Анна шагнула за турникет, сунула пропуск в сумку и, когда подняла глаза, увидела скромную женщину, одетую в серое пальто и вязаную меланжевую шляпку. По ее беспокойному, ищущему взгляду Стерхова поняла: она ждет человека, которого плохо знает или вовсе с ним не знакома.
К Стерховой подошел Платонов, и они отправились в гостиницу «Чернигов», куда заселились утром, сойдя с поезда.
Глава 2. Превратности судьбы
На часах было семь вечера. Обычно в такое время Анне звонила мать. Проверив мобильник и не обнаружив неотвеченных вызовов, она позвонила сама:
– Алло…
– Вспомнила, наконец? – Голос матери казался больным и обиженным.
– Заболела? – обеспокоилась Анна.
– Сейчас уже лучше…
– Что с тобой?
– Сердце…
– Вызвала врача?
– Выпила корвалолу и полежала.
– И все-таки я волнуюсь.
– Лучше расскажи, как там устроилась.
– Гостиница неплохая.
– Что по работе?
– Все как обычно.
– Клещами из тебя слова не вытянешь! – вспылила мать. – Зачем только позвонила!
– Ну, хорошо… – вздохнула Анна и решила поделиться подробностями: – Помнишь Лешку Стратонова?
Мать оживилась и ухватилась за эту тему:
– Как же его не помнить! Длинный такой, прыщавый.
– Теперь руководит областным следственным управлением.
– Виделись?
– Сразу же, как только приехала.
– И как он теперь выглядит? Посолиднел? – Мать рассмеялась. – В юности был таким несуразным.

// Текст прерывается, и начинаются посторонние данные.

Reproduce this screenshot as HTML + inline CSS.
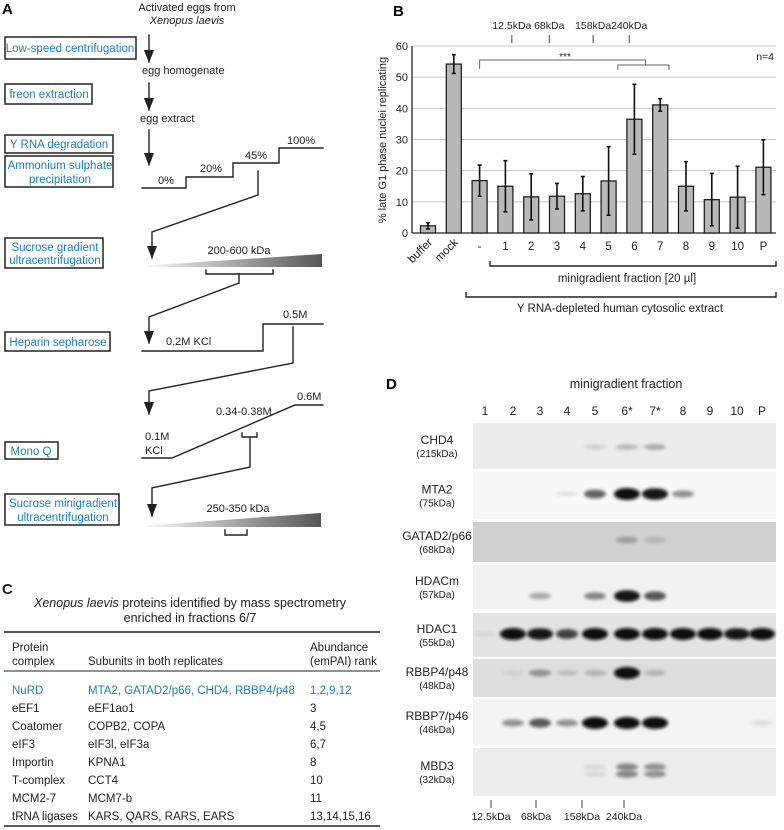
<!DOCTYPE html>
<html><head><meta charset="utf-8">
<style>
html,body{margin:0;padding:0;background:#fff}
svg{display:block;font-family:"Liberation Sans",Arial,sans-serif}
.bl{fill:#1b7ec2;font-size:11.5px}
.t{font-size:11px;fill:#222}
</style></head>
<body>
<svg id="fig" width="784" height="830" viewBox="0 0 784 830" xmlns="http://www.w3.org/2000/svg">
<defs>
<linearGradient id="grad" x1="0" x2="1" y1="0" y2="0"><stop offset="0" stop-color="#fff"/><stop offset="1" stop-color="#555"/></linearGradient>
<filter id="blur" x="-50%" y="-100%" width="200%" height="300%"><feGaussianBlur stdDeviation="1.6"/></filter>
<marker id="arr" markerWidth="14" markerHeight="10" refX="12" refY="5" orient="auto" markerUnits="userSpaceOnUse"><path d="M0,0 L13,5 L0,10 Z" fill="#222"/></marker>
</defs>

<!-- PANEL A -->
<g stroke-linecap="square">
<text x="2" y="14" font-size="15" font-weight="bold">A</text>
<text x="187" y="11" text-anchor="middle" class="t">Activated eggs from</text>
<text x="187" y="24" text-anchor="middle" class="t" font-style="italic">Xenopus laevis</text>
<g fill="#fff" stroke="#222" stroke-width="1.5">
<rect x="5" y="37" width="131" height="22"/>
<rect x="5" y="84" width="87" height="20"/>
<rect x="5" y="135" width="108" height="18"/>
<rect x="5" y="156" width="108" height="31"/>
<rect x="5" y="238" width="98" height="30"/>
<rect x="5" y="332" width="105" height="19"/>
<rect x="5" y="442" width="53" height="17"/>
<rect x="5" y="494" width="114" height="31"/>
</g>
<text x="70" y="52" text-anchor="middle" class="bl">Low-speed centrifugation</text>
<text x="49" y="98" text-anchor="middle" class="bl">freon extraction</text>
<text x="59" y="148" text-anchor="middle" class="bl">Y RNA degradation</text>
<text x="60" y="169" text-anchor="middle" class="bl">Ammonium sulphate</text>
<text x="60" y="183" text-anchor="middle" class="bl">precipitation</text>
<text x="55" y="251" text-anchor="middle" class="bl">Sucrose gradient</text>
<text x="55" y="264" text-anchor="middle" class="bl">ultracentrifugation</text>
<text x="58" y="346" text-anchor="middle" class="bl">Heparin sepharose</text>
<text x="31" y="455" text-anchor="middle" class="bl">Mono Q</text>
<text x="63" y="507" text-anchor="middle" class="bl">Sucrose minigradient</text>
<text x="63" y="521" text-anchor="middle" class="bl">ultracentrifugation</text>
<g stroke="#222" stroke-width="1.4" fill="none">
<line x1="149" y1="35" x2="149" y2="62" marker-end="url(#arr)"/>
<line x1="149" y1="83" x2="149" y2="110" marker-end="url(#arr)"/>
<line x1="149" y1="130" x2="149" y2="165" marker-end="url(#arr)"/>
<polyline points="142,188 186,188 186,177 233,177 233,163 279,163 279,148 323,148"/>
<polyline points="258,171 258,195 152,232 152,258" marker-end="url(#arr)"/>
<polyline points="206,270 206,274 273,274 273,270"/>
<polyline points="239,274 239,283 149,317 149,343" marker-end="url(#arr)"/>
<polyline points="142,351 263,351 263,324 323,324"/>
<polyline points="293,327 293,363 149,391 149,414" marker-end="url(#arr)"/>
<polyline points="142,458 172,458 295,405 323,405"/>
<polyline points="242,433 242,437 257,437 257,433"/>
<polyline points="250,437 250,467 152,488 152,516" marker-end="url(#arr)"/>
<polyline points="225,530 225,535 247,535 247,530"/>
</g>
<path d="M140,266 L322,254 L322,267 L140,267 Z" fill="url(#grad)"/>
<path d="M140,526 L321,513 L321,527 L140,527 Z" fill="url(#grad)"/>
<text x="142" y="74" class="t">egg homogenate</text>
<text x="140" y="122" class="t">egg extract</text>
<text x="158" y="184" class="t">0%</text>
<text x="200" y="172" class="t">20%</text>
<text x="245" y="159" class="t">45%</text>
<text x="287" y="144" class="t">100%</text>
<text x="239" y="254" text-anchor="middle" class="t">200-600 kDa</text>
<text x="166" y="345" class="t">0.2M KCl</text>
<text x="283" y="318" class="t">0.5M</text>
<text x="145" y="440" class="t">0.1M</text>
<text x="145" y="454" class="t">KCl</text>
<text x="216" y="415" class="t">0.34-0.38M</text>
<text x="297" y="400" class="t">0.6M</text>
<text x="238" y="512" text-anchor="middle" class="t">250-350 kDa</text>
</g>

<!-- PANEL C -->
<g font-size="11.5" fill="#222">
<text x="2" y="594" font-size="15" font-weight="bold">C</text>
<text x="190" y="607" text-anchor="middle" font-size="12.5"><tspan font-style="italic">Xenopus laevis</tspan> proteins identified by mass spectrometry</text>
<text x="190" y="622" text-anchor="middle" font-size="12.5">enriched in fractions 6/7</text>
<line x1="4" y1="632" x2="380" y2="632" stroke="#222" stroke-width="1.5"/>
<line x1="4" y1="671" x2="380" y2="671" stroke="#222" stroke-width="1"/>
<line x1="4" y1="826" x2="380" y2="826" stroke="#222" stroke-width="1.5"/>
<text x="12" y="651">Protein</text><text x="12" y="665">complex</text>
<text x="88" y="665">Subunits in both replicates</text>
<text x="310" y="651">Abundance</text><text x="310" y="665">(emPAI) rank</text>
<g fill="#1b7ec2"><text x="12" y="694">NuRD</text><text x="88" y="694">MTA2, GATAD2/p66, CHD4, RBBP4/p48</text><text x="310" y="694">1,2,9,12</text></g>
<text x="12" y="712">eEF1</text><text x="88" y="712">eEF1ao1</text><text x="310" y="712">3</text>
<text x="12" y="730">Coatomer</text><text x="88" y="730">COPB2, COPA</text><text x="310" y="730">4,5</text>
<text x="12" y="748">eIF3</text><text x="88" y="748">eIF3l, eIF3a</text><text x="310" y="748">6,7</text>
<text x="12" y="766">Importin</text><text x="88" y="766">KPNA1</text><text x="310" y="766">8</text>
<text x="12" y="784">T-complex</text><text x="88" y="784">CCT4</text><text x="310" y="784">10</text>
<text x="12" y="802">MCM2-7</text><text x="88" y="802">MCM7-b</text><text x="310" y="802">11</text>
<text x="12" y="820">tRNA ligases</text><text x="88" y="820">KARS, QARS, RARS, EARS</text><text x="310" y="820">13,14,15,16</text>
</g>

<g id="panelB"></g>
<g id="panelD"></g>
</svg>
<script>
const categories = ["buffer","mock","-","1","2","3","4","5","6","7","8","9","10","P"];
const values = [2.3,54.2,16.8,15.0,11.6,11.8,12.6,16.7,36.5,41.1,15.0,10.7,11.5,21.1];
const errors = [1.0,3.0,5.0,8.2,7.4,4.1,5.5,11.0,11.2,2.0,7.9,8.4,9.9,8.8];
const yTicks = [0,10,20,30,40,50,60];
const kdaLabels = ["12.5kDa","68kDa","158kDa","240kDa"];
const kdaPos = [3.25,4.7,6.4,7.8];
const lanes = ["1","2","3","4","5","6*","7*","8","9","10","P"];
const proteins = ["CHD4","MTA2","GATAD2/p66","HDACm","HDAC1","RBBP4/p48","RBBP7/p46","MBD3"];
const weights = ["(215kDa)","(75kDa)","(68kDa)","(57kDa)","(55kDa)","(48kDa)","(46kDa)","(32kDa)"];
const bandCHD4 = [0,0,0,0,0.12,0.22,0.28,0,0,0,0];
const bandMTA2 = [0,0,0,0.05,0.6,1,0.95,0.4,0,0,0];
const bandGATAD2 = [0,0,0,0,0,0.35,0.25,0,0,0,0];
const bandHDACm = [0,0,0.3,0,0.45,0.95,0.65,0,0,0,0];
const bandHDAC1 = [0.1,1,0.95,0.75,1,1,1,1,1,0.95,1];
const bandRBBP4 = [0,0.12,0.4,0.2,0.25,1,0.25,0,0,0,0];
const bandRBBP7 = [0,0.4,0.65,0.4,1,1,1,0,0,0,0.08];
const bandMBD3 = [0,0,0,0,0.1,0.45,0.4,0,0,0,0];

const NS="http://www.w3.org/2000/svg";
function mk(parent, tag, attrs, txt){const e=document.createElementNS(NS,tag);for(const k in attrs)e.setAttribute(k,attrs[k]);if(txt!==undefined)e.textContent=txt;parent.appendChild(e);return e;}

// Panel B
const B=document.getElementById('panelB');
const y0=233,y60=46, yMin=0,yMax=60;
function yS(v){return y0-(v-yMin)/(yMax-yMin)*(y0-y60);}
const x0=428, dx=25.8;
function xS(i){return x0+i*dx;}
let t=mk(B,'text',{x:393,y:16,'font-size':15,'font-weight':'bold'},'B');


yTicks.forEach(v=>{
  const g=mk(B,'line',{x1:412,x2:776,y1:yS(v),y2:yS(v),stroke:v===0?'#222':'#c8c8c8','stroke-width':v===0?1.3:1});
  
  
  const l=mk(B,'text',{x:408,y:yS(v)+4,'text-anchor':'end','font-size':11,fill:'#222'},String(v));
  
  
});
let ax=mk(B,'line',{x1:412,x2:412,y1:y60,y2:y0,stroke:'#222','stroke-width':1.3});


let yt=mk(B,'text',{x:0,y:0,transform:'translate(386,140) rotate(-90)','text-anchor':'middle','font-size':11,fill:'#222'},'% late G1 phase nuclei replicating');


categories.forEach((c,i)=>{
  const x=xS(i), v=values[i], e=errors[i];
  const r=mk(B,'rect',{x:x-7.5,y:yS(v),width:15,height:yS(0)-yS(v),fill:'#b8b8b8',stroke:'#222','stroke-width':1.3});
  
  
  const eb=mk(B,'path',{d:`M${x},${yS(v+e)}V${yS(Math.max(0,v-e))}M${x-2},${yS(v+e)}H${x+2}M${x-2},${yS(Math.max(0,v-e))}H${x+2}`,stroke:'#111','stroke-width':1.6,fill:'none'});
  
  
  let lab;
  if(i<2){lab=mk(B,'text',{x:0,y:0,transform:`translate(${x+5},${y0+10}) rotate(-45)`,'text-anchor':'end','font-size':11.5,fill:'#222'},c);}
  else lab=mk(B,'text',{x:x,y:y0+17,'text-anchor':'middle','font-size':11.5,fill:'#222'},c);
  
  
});
kdaLabels.forEach((k,i)=>{
  const x=xS(kdaPos[i]);
  mk(B,'line',{x1:x,x2:x,y1:35,y2:43,stroke:'#444'});
  const l=mk(B,'text',{x:x,y:29,'text-anchor':'middle','font-size':10.5,fill:'#222'},k);
  
  
});
const sig=mk(B,'path',{d:`M${xS(2)},69V60H${xS(8.43)}V65M${xS(7.36)},70V65H${xS(9.34)}V70`,stroke:'#666',fill:'none'});


mk(B,'text',{x:565,y:60,'font-size':10,'text-anchor':'middle',fill:'#222'},'***');
let n4=mk(B,'text',{x:774,y:60,'font-size':10.5,'text-anchor':'end',fill:'#222'},'n=4');


let b1=mk(B,'path',{d:'M490,261V266H776V261',stroke:'#222','stroke-width':1.4,fill:'none'});


mk(B,'text',{x:627,y:282,'text-anchor':'middle','font-size':11.5,fill:'#222'},'minigradient fraction [20 µl]');
let b2=mk(B,'path',{d:'M466,292V297H776V292',stroke:'#222','stroke-width':1.4,fill:'none'});


mk(B,'text',{x:620,y:312,'text-anchor':'middle','font-size':11.5,fill:'#222'},'Y RNA-depleted human cytosolic extract');

// Panel D
const D=document.getElementById('panelD');
let dl=mk(D,'text',{x:386,y:389,'font-size':15,'font-weight':'bold'},'D');


mk(D,'text',{x:626,y:388,'text-anchor':'middle','font-size':12.5,fill:'#222'},'minigradient fraction');
const laneX=[485,513,540,567,595,627,655,683,710,737,762];
lanes.forEach((l,i)=>{
  const e=mk(D,'text',{x:laneX[i],y:415,'text-anchor':'middle','font-size':12,fill:'#222'},l);
  
  
});
const rowsTop=[423,472,522,565,613,659,699,748];
const rowsBot=[469,519,562,609,657,697,745,796];
const bg=['#ececec','#f8f8f8','#d0d0d0','#f2f2f2','#e4e4e4','#dedede','#f4f4f4','#ededed'];
const bandY=[447,494,540,596,634,673,723,767];
const bands=[bandCHD4,bandMTA2,bandGATAD2,bandHDACm,bandHDAC1,bandRBBP4,bandRBBP7,bandMBD3];
proteins.forEach((p,r)=>{
  const st=mk(D,'rect',{x:473,y:rowsTop[r],width:303,height:rowsBot[r]-rowsTop[r],fill:bg[r]});
  
  
  const cy=(rowsTop[r]+rowsBot[r])/2;
  mk(D,'text',{x:437,y:cy-2,'text-anchor':'middle','font-size':12,fill:'#222'},p);
  mk(D,'text',{x:437,y:cy+11,'text-anchor':'middle','font-size':10,fill:'#222'},weights[r]);
  bands[r].forEach((v,i)=>{
    if(v<=0)return;
    const w=v>0.9?13:11;
    const c=Math.round(235-v*225);
    const ys = r===7?[bandY[r],bandY[r]+7]:[bandY[r]];
    ys.forEach(yy=>{
      const b=mk(D,'ellipse',{cx:laneX[i],cy:yy,rx:w,ry:2+v*4,fill:`rgb(${c},${c},${c})`,filter:'url(#blur)'});
      
      
    });
  });
});
const dk=[[491,'12.5kDa'],[536,'68kDa'],[582,'158kDa'],[624,'240kDa']];
dk.forEach(([x,l],i)=>{
  mk(D,'line',{x1:x,x2:x,y1:800,y2:808,stroke:'#444'});
  const e=mk(D,'text',{x:x,y:820,'text-anchor':'middle','font-size':10.5,fill:'#222'},l);
  
  
});
</script>
</body></html>
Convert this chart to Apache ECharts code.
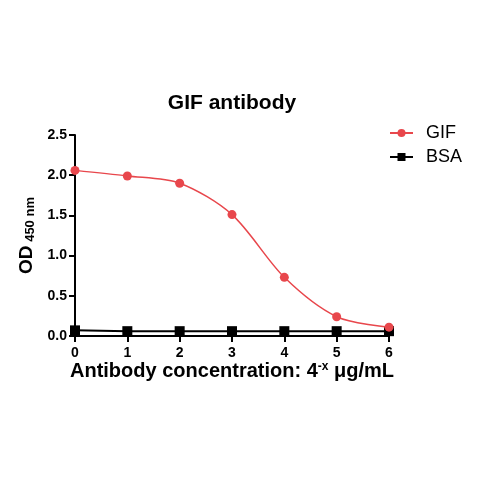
<!DOCTYPE html>
<html>
<head>
<meta charset="utf-8">
<script src="https://cdn.jsdelivr.net/npm/echarts@6/dist/echarts.min.js"></script>
<style>
  html, body { margin: 0; padding: 0; background: #fff; }
  #chart { width: 480px; height: 480px; }
</style>
</head>
<body>
<div id="chart"></div>
<script>
// 稀释倍数 x (4^-x μg/mL)
var doses = [0, 1, 2, 3, 4, 5, 6];
// OD450 读数
var gifValues = [2.06, 1.99, 1.90, 1.51, 0.73, 0.24, 0.11];
var bsaValues = [0.07, 0.06, 0.06, 0.06, 0.06, 0.06, 0.06];

function pairs(xs, ys) {
    return xs.map(function (x, i) { return [x, ys[i]]; });
}

var myChart = echarts.init(document.getElementById('chart'));
var font = 'Liberation Sans, Arial, sans-serif';

var option = {
    animation: false,
    title: {
        text: 'GIF antibody',
        left: 227,
        top: 88,
        textAlign: 'center',
        textStyle: { fontFamily: font, fontSize: 21, fontWeight: 'bold', color: '#000' }
    },
    legend: {
        orient: 'vertical',
        left: 384,
        top: 118,
        itemWidth: 23,
        itemHeight: 10,
        itemGap: 4,
        textStyle: { fontFamily: font, fontSize: 18, lineHeight: 20, color: '#000', padding: [0, 0, 0, 8] },
        data: ['GIF', 'BSA']
    },
    grid: { left: 75, right: 91, top: 135, bottom: 144 },
    xAxis: {
        type: 'value',
        min: 0,
        max: 6,
        interval: 1,
        name: '{a|Antibody concentration: 4}{s|-x}{a| μg/mL}',
        nameLocation: 'middle',
        nameGap: 20,
        nameTextStyle: {
            rich: {
                a: { fontFamily: font, fontSize: 20, fontWeight: 'bold', color: '#000' },
                s: { fontFamily: font, fontSize: 12, fontWeight: 'bold', color: '#000', verticalAlign: 'top', padding: [0, 0, 10, 0] }
            }
        },
        axisLine: { lineStyle: { color: '#000', width: 2 } },
        axisTick: { show: true, length: 6, lineStyle: { color: '#000', width: 2 } },
        axisLabel: { fontFamily: font, fontSize: 14, fontWeight: 'bold', color: '#000', margin: 10 },
        splitLine: { show: false }
    },
    yAxis: {
        type: 'value',
        min: 0,
        max: 2.5,
        interval: 0.5,
        name: '{a|OD}{b| 450 nm}',
        nameLocation: 'middle',
        nameGap: 38,
        nameRotate: 90,
        nameTextStyle: {
            rich: {
                a: { fontFamily: font, fontSize: 19, fontWeight: 'bold', color: '#000' },
                b: { fontFamily: font, fontSize: 13, fontWeight: 'bold', color: '#000', verticalAlign: 'bottom' }
            }
        },
        axisLine: { show: true, lineStyle: { color: '#000', width: 2 } },
        axisTick: { show: true, length: 6, lineStyle: { color: '#000', width: 2 } },
        axisLabel: {
            fontFamily: font, fontSize: 14, fontWeight: 'bold', color: '#000', margin: 8,
            formatter: function (v) { return v.toFixed(1); }
        },
        splitLine: { show: false }
    },
    series: [
        {
            name: 'BSA',
            type: 'line',
            data: pairs(doses, bsaValues),
            symbol: 'rect',
            symbolSize: 10,
            lineStyle: { color: '#000', width: 2 },
            itemStyle: { color: '#000' },
            z: 2
        },
        {
            name: 'GIF',
            type: 'line',
            smooth: 0.3,
            data: pairs(doses, gifValues),
            symbol: 'circle',
            symbolSize: 9,
            lineStyle: { color: '#e8474c', width: 1.5 },
            itemStyle: { color: '#e8474c' },
            z: 3
        }
    ]
};

myChart.setOption(option);
</script>
</body>
</html>
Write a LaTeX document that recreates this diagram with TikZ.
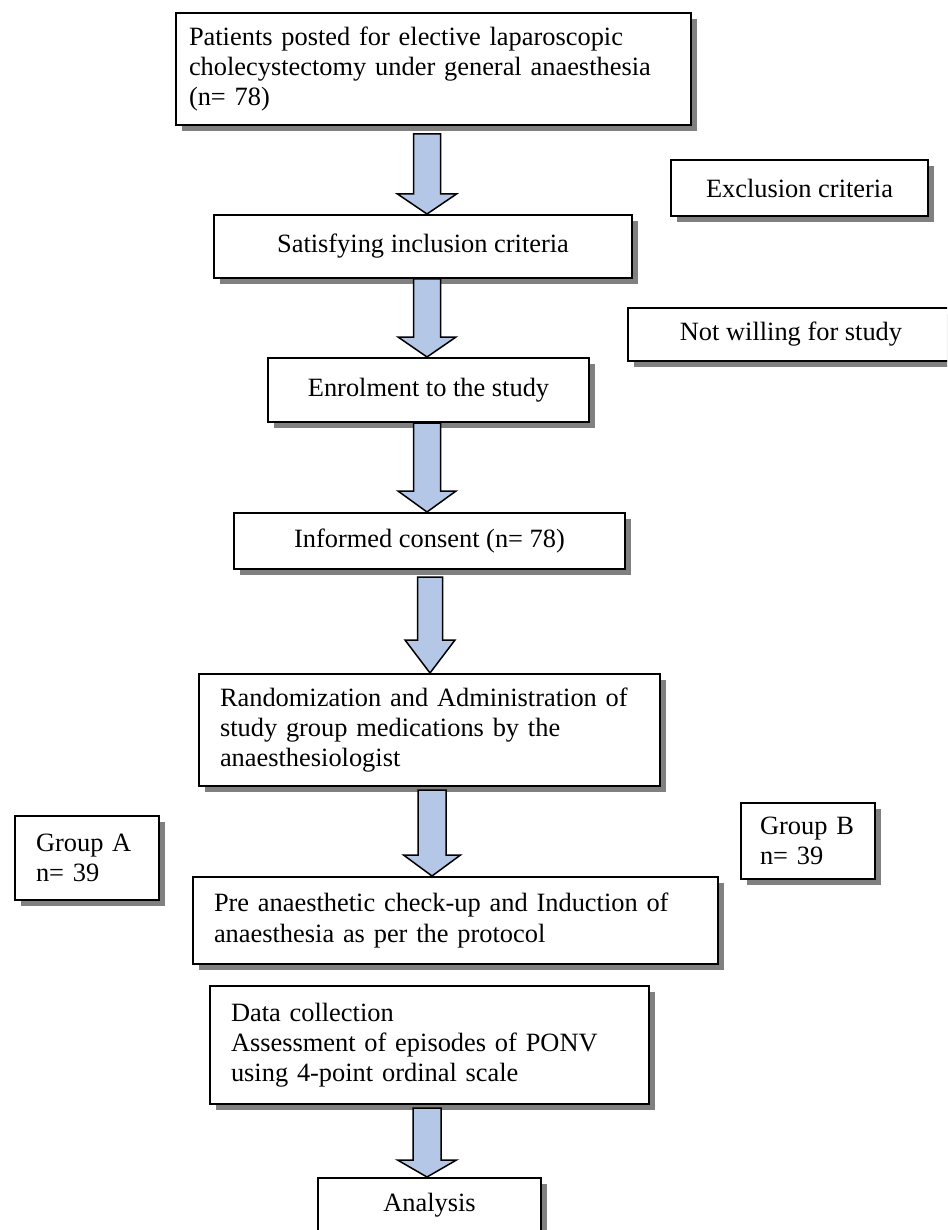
\documentclass[tikz,border=0pt]{standalone}
\usepackage{fontspec}
\setmainfont{Liberation Serif}
\usetikzlibrary{calc,shadows}
\definecolor{arrowblue}{RGB}{180,199,231}
\definecolor{shadowgray}{RGB}{128,128,128}
\newcommand{\tfont}{\fontsize{26.4}{30.2}\selectfont}
\tikzset{
  box/.style={draw, line width=2pt, fill=white, font=\tfont, inner sep=0pt, anchor=north west,
    general shadow={fill=shadowgray, shadow xshift=6pt, shadow yshift=-6pt}},
  lbox/.style={box, align=left, inner xsep=#1},
  barr/.style={draw=black, line width=1.5pt, fill=arrowblue, line join=miter}
}
% from, to, x centre, half shaft, half head, head length, gap below source
\newcommand{\barrow}[7]{%
  \draw[barr] let \p1=(#1.south), \p2=(#2.north) in
    ({#3pt-#4pt},{\y1-#7pt}) -- ({#3pt+#4pt},{\y1-#7pt}) -- ({#3pt+#4pt},{\y2+#6pt})
    -- ({#3pt+#5pt},{\y2+#6pt}) -- (#3pt,\y2) -- ({#3pt-#5pt},{\y2+#6pt})
    -- ({#3pt-#4pt},{\y2+#6pt}) -- cycle;}
\begin{document}
\begin{tikzpicture}[x=1pt,y=-1pt]
\useasboundingbox (0,0) rectangle (947,1230);
\clip (0,0) rectangle (947,1230);
\fill[white] (0,0) rectangle (947,1230);

\node[lbox=13pt, minimum width=515pt, minimum height=112pt, text width=489pt] (pat) at (175,12)
  {Patients posted for elective laparoscopic\\cholecystectomy under general anaesthesia\\(n= 78)};
\node[box, minimum width=257pt, minimum height=56pt, align=center] (excl) at (670,159) {Exclusion criteria};
\node[box, minimum width=418pt, minimum height=63pt, align=center] (sat) at (213,214) {Satisfying inclusion criteria};
\node[box, minimum width=326pt, minimum height=53pt, align=center] (notw) at (627,307) {Not willing for study};
\node[box, minimum width=321pt, minimum height=64pt, align=center] (enr) at (267,357) {Enrolment to the study};
\node[box, minimum width=391pt, minimum height=56pt, align=center] (cons) at (233,512) {Informed consent (n= 78)};
\node[lbox=21pt, minimum width=461pt, minimum height=112pt, text width=419pt] (rand) at (198,673)
  {Randomization and Administration of\\study group medications by the\\anaesthesiologist};
\node[lbox=21pt, minimum width=144pt, minimum height=84pt, text width=102pt] (ga) at (14,815) {Group A\\n= 39};
\node[lbox=19pt, minimum width=134pt, minimum height=76pt, text width=96pt] (gb) at (740,802) {Group B\\n= 39};
\node[lbox=21pt, minimum width=525pt, minimum height=87pt, text width=483pt] (pre) at (192,876)
  {Pre anaesthetic check-up and Induction of\\anaesthesia as per the protocol};
\node[lbox=21pt, minimum width=439pt, minimum height=118pt, text width=397pt] (data) at (209,985)
  {Data collection\\Assessment of episodes of PONV\\using 4-point ordinal scale};
\node[box, minimum width=223pt, minimum height=54pt, align=center] (ana) at (317,1177) {Analysis};

\barrow{pat}{sat}{427}{13.5}{29.5}{20}{8}
\barrow{sat}{enr}{427}{13.5}{29}{20}{0}
\barrow{enr}{cons}{427}{13.5}{29}{21}{0}
\barrow{cons}{rand}{430}{12.5}{25}{33}{7}
\barrow{rand}{pre}{432}{14}{28.5}{21}{3}
\barrow{data}{ana}{427}{14}{29.5}{17}{3}
\end{tikzpicture}
\end{document}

– Теперь – настоящий полковник, я даже не узнала его.
– Уже полковник?
– Стратонов старше меня на два года. В университет пришел после армии.
– Значит, ему тридцать девять…
– Ну да.
Зная мать, Анна предположила, что дальше последует что-нибудь провокационное. И не ошиблась.
– Это же он тебе делал предложение? – Мать помолчала и, не встретив сопротивления, уточнила: – Помнится, явился с цветами и золотым кольцом.
– Зачем ты об этом вспомнила?
– Если бы ты выбрала его, а не Ивана… – Мать набирала обороты по нарастающей, но была остановлена в самом начале пути.
– Хватит, мама! – воскликнула Анна.
– Ну, вот опять «хватит». И поговорить уж нельзя? Сама завела этот разговор.
– Я просто сказала, что встретила Стратонова.
– Вышла бы за него и не куковала бы теперь одна-одинешенька…
– Прости, отключаюсь, у меня звонок по второй линии.
Анна дала отбой и в очередной раз зареклась обсуждать с матерью подобные темы. О чем бы ни зашел разговор, она, так или иначе, выводила его на неустроенную личную жизнь дочери. Сама Анна не считала себя неустроенной и придерживалась другой точки зрения: лучше быть одной, чем прожить всю жизнь не с тем человеком.
Соврав матери, она вдруг услышала, что ей и в самом деле звонят по городскому телефону.
Анна прошла в соседнюю комнату и сняла трубку:
– Слушаю.
В ответ прозвучал голос Стратонова:
– Привет, это я.
– Что-нибудь случилось? – встревожилась Анна.
– Я здесь, в гостинице, спускайся в фойе.
Анна переоделась, взяла пальто и вышла из номера. Она пересекла анфиладу темных гостиных, уставленных пыльной мебелью и похожих на заброшенный музей. Великолепие номенклатурной эпохи мерцало в темноте красным деревом, поблекшей бронзой и сонными зеркалами, в которые давным-давно никто не смотрелся.